* Exercise instructions: Skip the pictures and extract all of the lines exactly as written.

* Material provided:
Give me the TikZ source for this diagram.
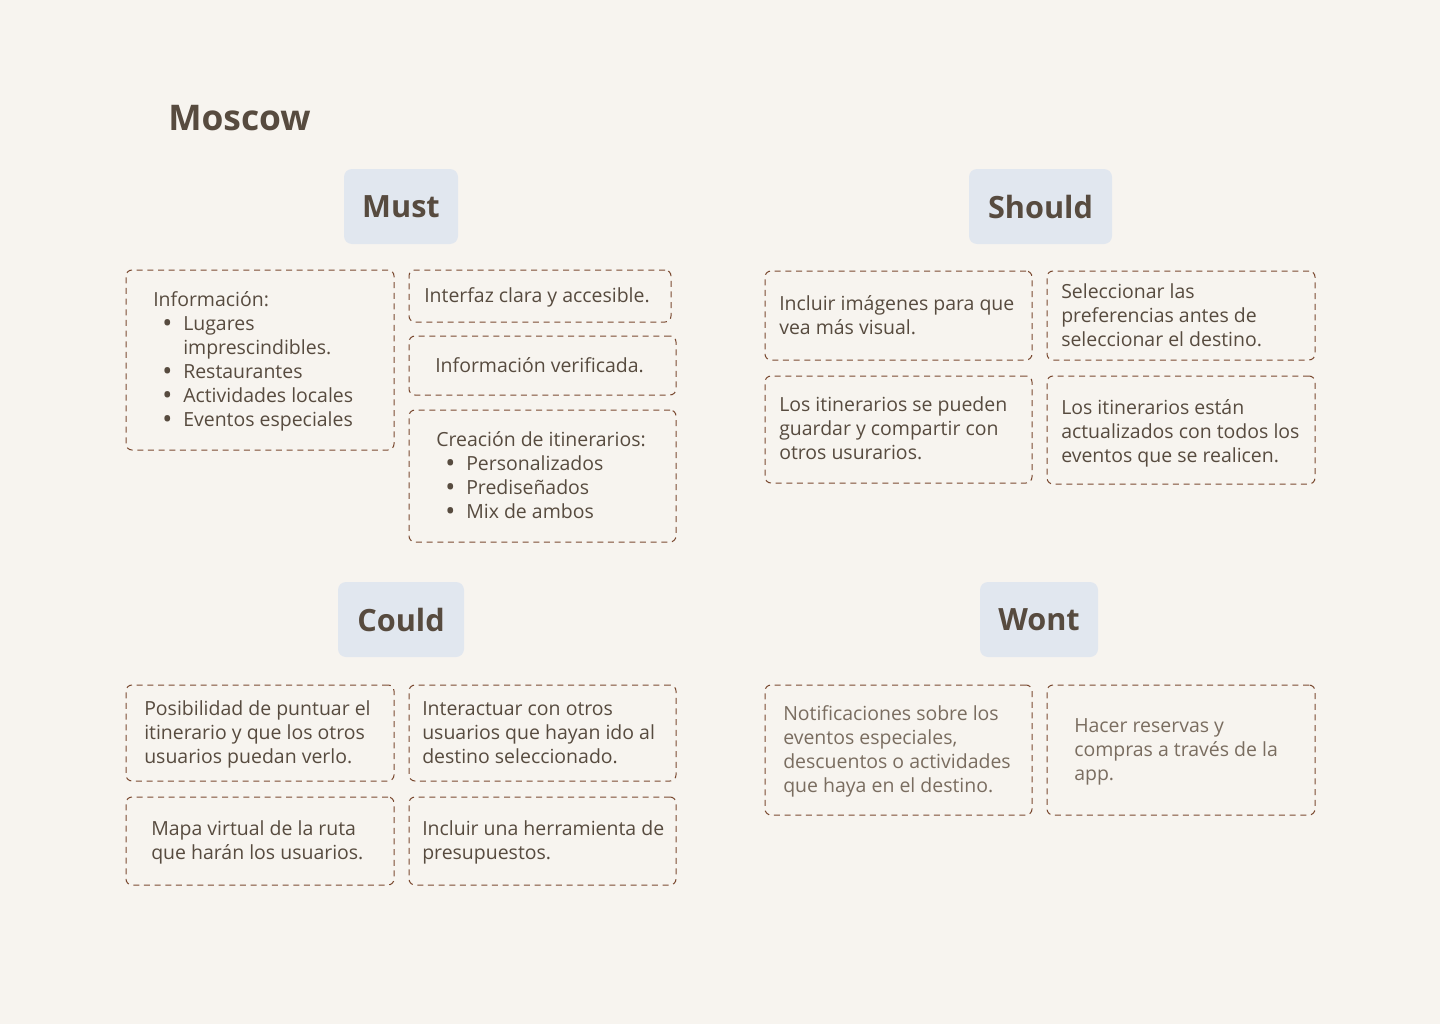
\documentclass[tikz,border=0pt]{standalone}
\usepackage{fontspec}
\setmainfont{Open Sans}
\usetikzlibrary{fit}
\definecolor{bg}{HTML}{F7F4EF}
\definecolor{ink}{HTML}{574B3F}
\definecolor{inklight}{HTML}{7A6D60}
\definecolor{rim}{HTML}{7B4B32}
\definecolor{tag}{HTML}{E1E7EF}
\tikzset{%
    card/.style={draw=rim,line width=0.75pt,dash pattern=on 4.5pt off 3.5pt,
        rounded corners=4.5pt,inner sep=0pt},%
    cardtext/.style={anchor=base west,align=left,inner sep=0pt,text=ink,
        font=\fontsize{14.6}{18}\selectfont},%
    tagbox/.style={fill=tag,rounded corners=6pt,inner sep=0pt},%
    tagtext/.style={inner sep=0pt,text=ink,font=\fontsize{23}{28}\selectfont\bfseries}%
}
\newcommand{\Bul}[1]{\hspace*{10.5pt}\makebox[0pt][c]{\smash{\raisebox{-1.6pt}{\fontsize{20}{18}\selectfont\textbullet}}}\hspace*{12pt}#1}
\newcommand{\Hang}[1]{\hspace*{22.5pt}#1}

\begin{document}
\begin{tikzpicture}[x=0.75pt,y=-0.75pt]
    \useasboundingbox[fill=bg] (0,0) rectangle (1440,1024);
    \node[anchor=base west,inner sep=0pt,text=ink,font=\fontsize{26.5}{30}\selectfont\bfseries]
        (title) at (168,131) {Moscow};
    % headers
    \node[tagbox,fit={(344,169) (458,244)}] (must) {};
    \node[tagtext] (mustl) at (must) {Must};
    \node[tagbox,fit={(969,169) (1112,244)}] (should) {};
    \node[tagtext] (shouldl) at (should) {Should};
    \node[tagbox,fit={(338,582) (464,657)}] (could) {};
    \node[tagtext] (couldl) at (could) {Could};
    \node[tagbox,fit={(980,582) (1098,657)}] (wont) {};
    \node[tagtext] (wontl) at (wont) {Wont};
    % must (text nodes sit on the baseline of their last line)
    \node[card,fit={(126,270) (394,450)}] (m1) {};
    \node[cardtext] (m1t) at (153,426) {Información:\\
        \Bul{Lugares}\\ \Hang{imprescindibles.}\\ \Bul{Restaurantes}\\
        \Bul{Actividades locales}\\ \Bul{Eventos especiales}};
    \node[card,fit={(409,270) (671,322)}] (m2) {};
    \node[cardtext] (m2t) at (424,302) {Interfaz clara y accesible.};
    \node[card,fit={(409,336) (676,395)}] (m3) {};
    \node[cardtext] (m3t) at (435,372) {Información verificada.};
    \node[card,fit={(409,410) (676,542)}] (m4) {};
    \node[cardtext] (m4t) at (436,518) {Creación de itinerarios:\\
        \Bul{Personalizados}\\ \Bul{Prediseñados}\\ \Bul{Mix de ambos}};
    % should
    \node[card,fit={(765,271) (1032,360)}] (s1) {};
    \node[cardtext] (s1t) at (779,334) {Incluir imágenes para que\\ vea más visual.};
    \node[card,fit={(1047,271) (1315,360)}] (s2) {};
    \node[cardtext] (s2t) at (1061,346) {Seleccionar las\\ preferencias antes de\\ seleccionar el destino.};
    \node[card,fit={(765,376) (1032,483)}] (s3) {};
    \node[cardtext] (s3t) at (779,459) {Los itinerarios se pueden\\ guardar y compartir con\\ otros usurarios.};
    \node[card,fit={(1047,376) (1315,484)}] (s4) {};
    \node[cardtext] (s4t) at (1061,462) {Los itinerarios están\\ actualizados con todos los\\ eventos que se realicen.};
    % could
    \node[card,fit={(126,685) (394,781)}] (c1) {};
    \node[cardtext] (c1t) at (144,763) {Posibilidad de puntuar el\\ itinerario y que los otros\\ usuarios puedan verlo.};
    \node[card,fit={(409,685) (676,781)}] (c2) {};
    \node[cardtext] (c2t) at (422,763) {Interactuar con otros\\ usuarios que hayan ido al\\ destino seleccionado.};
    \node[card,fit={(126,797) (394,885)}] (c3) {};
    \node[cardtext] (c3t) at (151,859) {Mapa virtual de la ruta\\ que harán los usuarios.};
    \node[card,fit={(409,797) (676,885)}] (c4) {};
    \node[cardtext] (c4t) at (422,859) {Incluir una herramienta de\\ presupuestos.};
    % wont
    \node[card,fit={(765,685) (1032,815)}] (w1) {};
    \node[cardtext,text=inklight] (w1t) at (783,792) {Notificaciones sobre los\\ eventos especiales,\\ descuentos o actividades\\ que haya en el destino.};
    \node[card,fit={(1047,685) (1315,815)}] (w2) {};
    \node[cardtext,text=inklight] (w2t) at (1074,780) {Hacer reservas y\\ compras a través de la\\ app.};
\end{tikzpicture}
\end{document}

* Complete response:
Give me the TikZ source for this diagram.
\documentclass[tikz,border=0pt]{standalone}
\usepackage{fontspec}
\setmainfont{Open Sans}
\usetikzlibrary{fit}
\definecolor{bg}{HTML}{F7F4EF}
\definecolor{ink}{HTML}{574B3F}
\definecolor{inklight}{HTML}{7A6D60}
\definecolor{rim}{HTML}{7B4B32}
\definecolor{tag}{HTML}{E1E7EF}
\tikzset{%
    card/.style={draw=rim,line width=0.75pt,dash pattern=on 4.5pt off 3.5pt,
        rounded corners=4.5pt,inner sep=0pt},%
    cardtext/.style={anchor=base west,align=left,inner sep=0pt,text=ink,
        font=\fontsize{14.6}{18}\selectfont},%
    tagbox/.style={fill=tag,rounded corners=6pt,inner sep=0pt},%
    tagtext/.style={inner sep=0pt,text=ink,font=\fontsize{23}{28}\selectfont\bfseries}%
}
\newcommand{\Bul}[1]{\hspace*{10.5pt}\makebox[0pt][c]{\smash{\raisebox{-1.6pt}{\fontsize{20}{18}\selectfont\textbullet}}}\hspace*{12pt}#1}
\newcommand{\Hang}[1]{\hspace*{22.5pt}#1}

\begin{document}
\begin{tikzpicture}[x=0.75pt,y=-0.75pt]
    \useasboundingbox[fill=bg] (0,0) rectangle (1440,1024);
    \node[anchor=base west,inner sep=0pt,text=ink,font=\fontsize{26.5}{30}\selectfont\bfseries]
        (title) at (168,131) {Moscow};
    % headers
    \node[tagbox,fit={(344,169) (458,244)}] (must) {};
    \node[tagtext] (mustl) at (must) {Must};
    \node[tagbox,fit={(969,169) (1112,244)}] (should) {};
    \node[tagtext] (shouldl) at (should) {Should};
    \node[tagbox,fit={(338,582) (464,657)}] (could) {};
    \node[tagtext] (couldl) at (could) {Could};
    \node[tagbox,fit={(980,582) (1098,657)}] (wont) {};
    \node[tagtext] (wontl) at (wont) {Wont};
    % must (text nodes sit on the baseline of their last line)
    \node[card,fit={(126,270) (394,450)}] (m1) {};
    \node[cardtext] (m1t) at (153,426) {Información:\\
        \Bul{Lugares}\\ \Hang{imprescindibles.}\\ \Bul{Restaurantes}\\
        \Bul{Actividades locales}\\ \Bul{Eventos especiales}};
    \node[card,fit={(409,270) (671,322)}] (m2) {};
    \node[cardtext] (m2t) at (424,302) {Interfaz clara y accesible.};
    \node[card,fit={(409,336) (676,395)}] (m3) {};
    \node[cardtext] (m3t) at (435,372) {Información verificada.};
    \node[card,fit={(409,410) (676,542)}] (m4) {};
    \node[cardtext] (m4t) at (436,518) {Creación de itinerarios:\\
        \Bul{Personalizados}\\ \Bul{Prediseñados}\\ \Bul{Mix de ambos}};
    % should
    \node[card,fit={(765,271) (1032,360)}] (s1) {};
    \node[cardtext] (s1t) at (779,334) {Incluir imágenes para que\\ vea más visual.};
    \node[card,fit={(1047,271) (1315,360)}] (s2) {};
    \node[cardtext] (s2t) at (1061,346) {Seleccionar las\\ preferencias antes de\\ seleccionar el destino.};
    \node[card,fit={(765,376) (1032,483)}] (s3) {};
    \node[cardtext] (s3t) at (779,459) {Los itinerarios se pueden\\ guardar y compartir con\\ otros usurarios.};
    \node[card,fit={(1047,376) (1315,484)}] (s4) {};
    \node[cardtext] (s4t) at (1061,462) {Los itinerarios están\\ actualizados con todos los\\ eventos que se realicen.};
    % could
    \node[card,fit={(126,685) (394,781)}] (c1) {};
    \node[cardtext] (c1t) at (144,763) {Posibilidad de puntuar el\\ itinerario y que los otros\\ usuarios puedan verlo.};
    \node[card,fit={(409,685) (676,781)}] (c2) {};
    \node[cardtext] (c2t) at (422,763) {Interactuar con otros\\ usuarios que hayan ido al\\ destino seleccionado.};
    \node[card,fit={(126,797) (394,885)}] (c3) {};
    \node[cardtext] (c3t) at (151,859) {Mapa virtual de la ruta\\ que harán los usuarios.};
    \node[card,fit={(409,797) (676,885)}] (c4) {};
    \node[cardtext] (c4t) at (422,859) {Incluir una herramienta de\\ presupuestos.};
    % wont
    \node[card,fit={(765,685) (1032,815)}] (w1) {};
    \node[cardtext,text=inklight] (w1t) at (783,792) {Notificaciones sobre los\\ eventos especiales,\\ descuentos o actividades\\ que haya en el destino.};
    \node[card,fit={(1047,685) (1315,815)}] (w2) {};
    \node[cardtext,text=inklight] (w2t) at (1074,780) {Hacer reservas y\\ compras a través de la\\ app.};
\end{tikzpicture}
\end{document}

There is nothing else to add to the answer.